─── Data excerpt

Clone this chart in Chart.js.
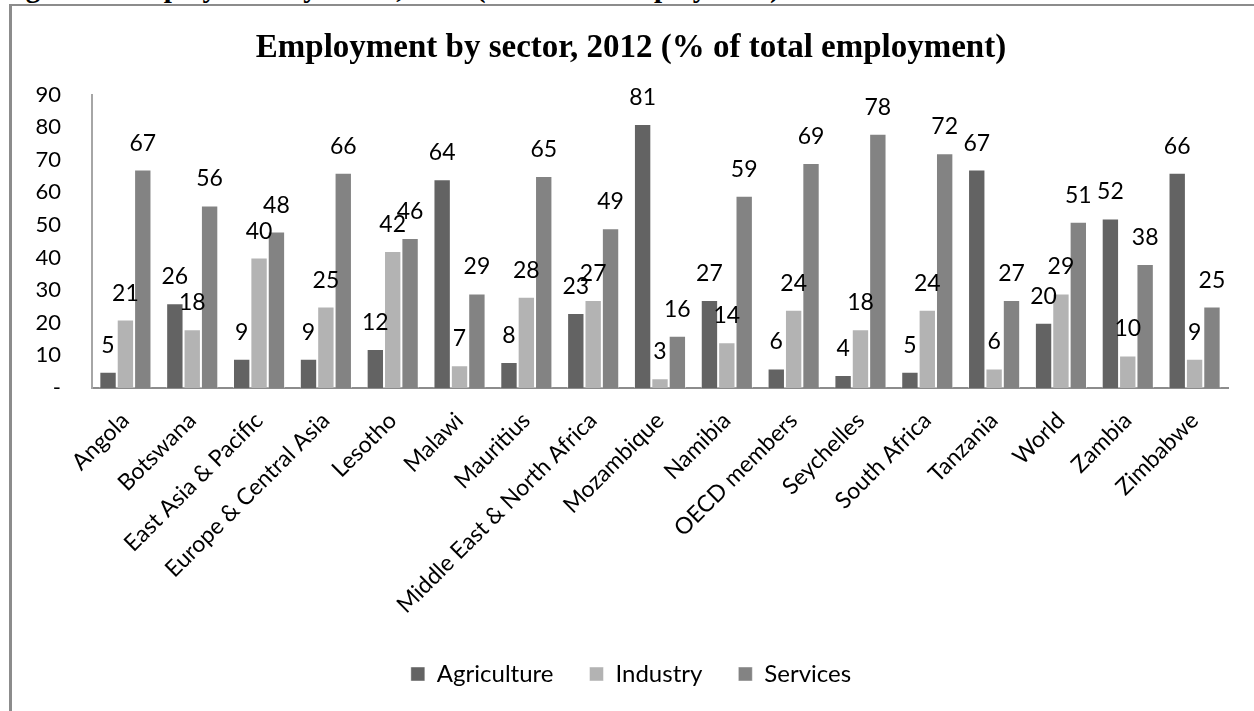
<!DOCTYPE html>
<html lang="en">
  <head>
    <meta charset="UTF-8" />
    <title>Employment by sector</title>
    <script src="https://cdn.jsdelivr.net/npm/chart.js@4.4.0/dist/chart.umd.min.js"></script>
    <style>
      body {
        margin: 0;
        background: #fff;
      }
      .pagina {
        position: relative;
        width: 1254px;
        height: 711px;
        overflow: hidden;
      }
      .leyenda-fig {
        position: absolute;
        left: 0;
        top: -27px;
        font: bold 29px "Liberation Serif", serif;
        line-height: 29px;
        white-space: nowrap;
      }
      .marco {
        position: absolute;
        left: 9px;
        top: 4px;
        right: 0;
        bottom: 0;
        border-top: 2px solid #8c8c8c;
        border-left: 3px solid #8c8c8c;
      }
      .grafico {
        position: absolute;
        left: 0;
        top: 0;
        width: 1254px;
        height: 711px;
      }
    </style>
  </head>

  <body>
    <div class="pagina">
      <div class="leyenda-fig">Figure 1: Employment by sector, 2012 (% of total employment)</div>
      <div class="marco"></div>
      <div class="grafico">
        <canvas id="empleo"></canvas>
      </div>
    </div>
  </body>
  <script>
    var paises = [
      "Angola",
      "Botswana",
      "East Asia & Pacific",
      "Europe & Central Asia",
      "Lesotho",
      "Malawi",
      "Mauritius",
      "Middle East & North Africa",
      "Mozambique",
      "Namibia",
      "OECD members",
      "Seychelles",
      "South Africa",
      "Tanzania",
      "World",
      "Zambia",
      "Zimbabwe",
    ];
    var agricultura = [5, 26, 9, 9, 12, 64, 8, 23, 81, 27, 6, 4, 5, 67, 20, 52, 66];
    var industria = [21, 18, 40, 25, 42, 7, 28, 27, 3, 14, 24, 18, 24, 6, 29, 10, 9];
    var servicios = [67, 56, 48, 66, 46, 29, 65, 49, 16, 59, 69, 78, 72, 27, 51, 38, 25];
    var etiquetasY = ["-", "10", "20", "30", "40", "50", "60", "70", "80", "90"];

    var fuente = "Lato";

    // numeros encima de cada barra
    var etiquetaBarras = {
      id: "etiquetaBarras",
      afterDatasetsDraw(chart) {
        const ctx = chart.ctx;
        ctx.save();
        ctx.font = "23px " + fuente;
        ctx.fillStyle = "#000";
        ctx.textAlign = "center";
        ctx.textBaseline = "alphabetic";
        chart.data.datasets.forEach(function (ds, i) {
          chart.getDatasetMeta(i).data.forEach(function (barra, j) {
            ctx.fillText(String(ds.data[j]), barra.x, barra.y - 19);
          });
        });
        ctx.restore();
      },
    };

    var grafico = new Chart(document.getElementById("empleo"), {
      type: "bar",
      data: {
        labels: paises,
        datasets: [
          {
            label: "Agriculture",
            data: agricultura,
            backgroundColor: "#636363",
            borderColor: "rgba(255,255,255,0.45)",
            borderWidth: 1,
          },
          {
            label: "Industry",
            data: industria,
            backgroundColor: "#b3b3b3",
            borderColor: "rgba(255,255,255,0.45)",
            borderWidth: 1,
          },
          {
            label: "Services",
            data: servicios,
            backgroundColor: "#838383",
            borderColor: "rgba(255,255,255,0.45)",
            borderWidth: 1,
          },
        ],
      },
      options: {
        responsive: true,
        maintainAspectRatio: false,
        animation: false,
        layout: {
          padding: { left: 34, right: 26, top: 0, bottom: 15 },
        },
        datasets: {
          bar: {
            categoryPercentage: 0.78,
            barPercentage: 1,
          },
        },
        scales: {
          x: {
            grid: { display: false, drawTicks: false },
            border: { color: "#8c8c8c", width: 2 },
            ticks: {
              minRotation: 45,
              maxRotation: 45,
              autoSkip: false,
              padding: 19,
              color: "#000",
              font: { family: fuente, size: 23 },
            },
            // las etiquetas giradas no deben empujar el area del grafico
            afterFit: function (escala) {
              escala.paddingLeft = 0;
              escala.paddingRight = 0;
              escala.height = 238;
            },
          },
          y: {
            min: 0,
            max: 90,
            grid: { display: false, drawTicks: false },
            border: { color: "#a6a6a6", width: 2 },
            ticks: {
              stepSize: 10,
              padding: 31,
              color: "#000",
              font: { family: fuente, size: 22 },
              callback: function (valor, i) {
                return etiquetasY[i];
              },
            },
            afterFit: function (escala) {
              escala.width = 58;
            },
          },
        },
        plugins: {
          title: {
            display: true,
            text: "Employment by sector, 2012 (% of total employment)",
            color: "#000",
            font: { family: "Liberation Serif", size: 33, weight: "bold" },
            padding: { top: 29, bottom: 26 },
          },
          legend: {
            position: "bottom",
            labels: {
              boxWidth: 14,
              boxHeight: 14,
              padding: 36,
              color: "#000",
              font: { family: fuente, size: 24 },
            },
          },
          tooltip: { enabled: false },
        },
      },
      plugins: [etiquetaBarras],
    });
  </script>
</html>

──────

→ **Exercise requirements**: Exclude the pictures. Write out the remaining data exactly.

→ **Result for this exercise**:
Clone this chart in Chart.js.
<!DOCTYPE html>
<html lang="en">
  <head>
    <meta charset="UTF-8" />
    <title>Employment by sector</title>
    <script src="https://cdn.jsdelivr.net/npm/chart.js@4.4.0/dist/chart.umd.min.js"></script>
    <style>
      body {
        margin: 0;
        background: #fff;
      }
      .pagina {
        position: relative;
        width: 1254px;
        height: 711px;
        overflow: hidden;
      }
      .leyenda-fig {
        position: absolute;
        left: 0;
        top: -27px;
        font: bold 29px "Liberation Serif", serif;
        line-height: 29px;
        white-space: nowrap;
      }
      .marco {
        position: absolute;
        left: 9px;
        top: 4px;
        right: 0;
        bottom: 0;
        border-top: 2px solid #8c8c8c;
        border-left: 3px solid #8c8c8c;
      }
      .grafico {
        position: absolute;
        left: 0;
        top: 0;
        width: 1254px;
        height: 711px;
      }
    </style>
  </head>

  <body>
    <div class="pagina">
      <div class="leyenda-fig">Figure 1: Employment by sector, 2012 (% of total employment)</div>
      <div class="marco"></div>
      <div class="grafico">
        <canvas id="empleo"></canvas>
      </div>
    </div>
  </body>
  <script>
    var paises = [
      "Angola",
      "Botswana",
      "East Asia & Pacific",
      "Europe & Central Asia",
      "Lesotho",
      "Malawi",
      "Mauritius",
      "Middle East & North Africa",
      "Mozambique",
      "Namibia",
      "OECD members",
      "Seychelles",
      "South Africa",
      "Tanzania",
      "World",
      "Zambia",
      "Zimbabwe",
    ];
    var agricultura = [5, 26, 9, 9, 12, 64, 8, 23, 81, 27, 6, 4, 5, 67, 20, 52, 66];
    var industria = [21, 18, 40, 25, 42, 7, 28, 27, 3, 14, 24, 18, 24, 6, 29, 10, 9];
    var servicios = [67, 56, 48, 66, 46, 29, 65, 49, 16, 59, 69, 78, 72, 27, 51, 38, 25];
    var etiquetasY = ["-", "10", "20", "30", "40", "50", "60", "70", "80", "90"];

    var fuente = "Lato";

    // numeros encima de cada barra
    var etiquetaBarras = {
      id: "etiquetaBarras",
      afterDatasetsDraw(chart) {
        const ctx = chart.ctx;
        ctx.save();
        ctx.font = "23px " + fuente;
        ctx.fillStyle = "#000";
        ctx.textAlign = "center";
        ctx.textBaseline = "alphabetic";
        chart.data.datasets.forEach(function (ds, i) {
          chart.getDatasetMeta(i).data.forEach(function (barra, j) {
            ctx.fillText(String(ds.data[j]), barra.x, barra.y - 19);
          });
        });
        ctx.restore();
      },
    };

    var grafico = new Chart(document.getElementById("empleo"), {
      type: "bar",
      data: {
        labels: paises,
        datasets: [
          {
            label: "Agriculture",
            data: agricultura,
            backgroundColor: "#636363",
            borderColor: "rgba(255,255,255,0.45)",
            borderWidth: 1,
          },
          {
            label: "Industry",
            data: industria,
            backgroundColor: "#b3b3b3",
            borderColor: "rgba(255,255,255,0.45)",
            borderWidth: 1,
          },
          {
            label: "Services",
            data: servicios,
            backgroundColor: "#838383",
            borderColor: "rgba(255,255,255,0.45)",
            borderWidth: 1,
          },
        ],
      },
      options: {
        responsive: true,
        maintainAspectRatio: false,
        animation: false,
        layout: {
          padding: { left: 34, right: 26, top: 0, bottom: 15 },
        },
        datasets: {
          bar: {
            categoryPercentage: 0.78,
            barPercentage: 1,
          },
        },
        scales: {
          x: {
            grid: { display: false, drawTicks: false },
            border: { color: "#8c8c8c", width: 2 },
            ticks: {
              minRotation: 45,
              maxRotation: 45,
              autoSkip: false,
              padding: 19,
              color: "#000",
              font: { family: fuente, size: 23 },
            },
            // las etiquetas giradas no deben empujar el area del grafico
            afterFit: function (escala) {
              escala.paddingLeft = 0;
              escala.paddingRight = 0;
              escala.height = 238;
            },
          },
          y: {
            min: 0,
            max: 90,
            grid: { display: false, drawTicks: false },
            border: { color: "#a6a6a6", width: 2 },
            ticks: {
              stepSize: 10,
              padding: 31,
              color: "#000",
              font: { family: fuente, size: 22 },
              callback: function (valor, i) {
                return etiquetasY[i];
              },
            },
            afterFit: function (escala) {
              escala.width = 58;
            },
          },
        },
        plugins: {
          title: {
            display: true,
            text: "Employment by sector, 2012 (% of total employment)",
            color: "#000",
            font: { family: "Liberation Serif", size: 33, weight: "bold" },
            padding: { top: 29, bottom: 26 },
          },
          legend: {
            position: "bottom",
            labels: {
              boxWidth: 14,
              boxHeight: 14,
              padding: 36,
              color: "#000",
              font: { family: fuente, size: 24 },
            },
          },
          tooltip: { enabled: false },
        },
      },
      plugins: [etiquetaBarras],
    });
  </script>
</html>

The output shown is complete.